In ancient Rome, the fig was instead sacred to Mars, the god of war. According to legend, the two founders of Rome were born from Mars’ and Rea Silva’s union. They were abandoned in a basket along the shores of the river Tiber, as Rea Silva was a vestal. Instead of dying, a flood carried them along the river course, until it deposited them under a fig tree. It is here that the iconic wolf found them and nursed them – an image that is now the symbol of Rome. This was the reason why the fruit was kept in the highest regard in ancient Rome, right from the start. Venerated by shepherds, who wished to obtain more milk from their animals, it later became associated with the goddess of breastfeeding. A temple was built on the site where legend told that Romulus and Remus were found by the wolf, in order to protect the tree. Great care was taken to ensure there always would be a tree in good health as it was seen as a bad omen if the tree perished.
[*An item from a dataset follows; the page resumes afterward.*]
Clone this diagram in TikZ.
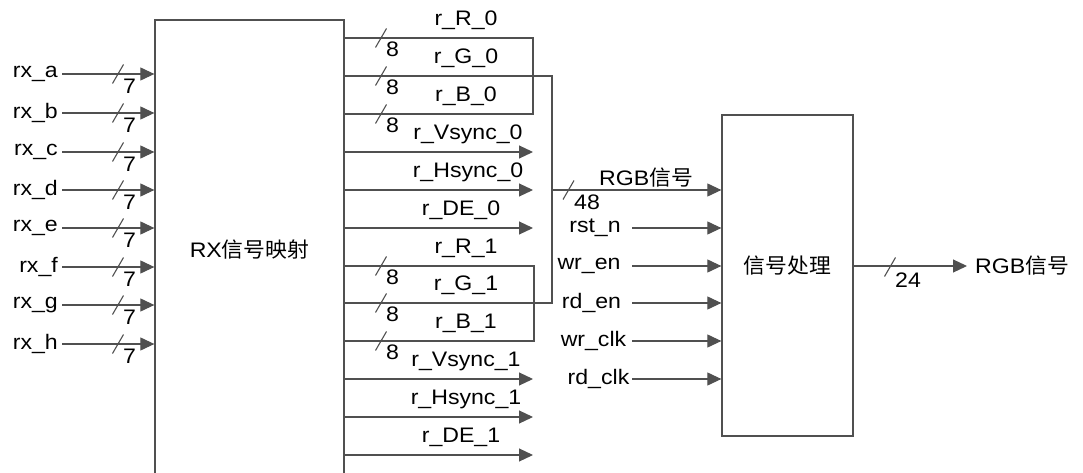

The role figs play in the Italian culture
As the Roman empire crumbled, the fig’s popularity didn’t. Only available from September to October, the delicious fruit is still sought after in modern-day Italy. In fact, so entrenched it is in the Italian language that it originated many sayings and proverbs.
‘Un fico secco’ (a dried fig) stands in many sayings, such as “non capire un fico secco” (not being able to understand anything), “non vale un fico secco” (it’s worth nothing), “non c’entra un fico secco” (it’s not pertinent to the question at hand). Its other variation, “figo” is slang for cool. “Mica pizza e fichi” is another way of saying that the thing you’re referring to has great value, in comparison to pizza and figs which were readily available in ancient times. “Fare le nozze con i fichi secchi” (having a wedding where only dried figs are served) it’s a proverb that means wanting to do something without the proper means.
A Tuscan delicacy
Figs have been in Tuscany for centuries and the town of Carmignano, just outside Florence, is famous for its desiccated figs. They’re produced following Columella’s “De Rustica”, a text from ancient Rome which depicts the preparation of this delicacy. The SlowFood association and Tuscany’s regional government have enlisted Carmignano’s figs, along with 365 other products, to be protected. Once so popular that every house had its own, fig trees are now rare but their fruits remain a staple of Italy’s cuisine.
One fruit, many ways to enjoy it
Desiccation is only one way figs can be prepared, in fact, they can be eaten straight from the tree, the best pairing being with prosciutto. As it is often the case with Italian recipes, simple is best and when it comes to figs, they pair extremely well with cheese. Whether it’s just a platter of figs, goat’s cheese and honey or a bruschetta, the sweetness of the fruit balances the stronger flavor of dairy. For extra flavor, add them to salads. When caramelized they’re delicious, especially with ricotta in paninis or as an addition to risotto. For the more adventurous, figs can be a great companion to roast meat (duck breast in particular). Such a versatile fruit can be prepared in several ways as a dessert, from parfaits to pies but in Tuscany, it is usually made into jam and then served in a variety of dishes.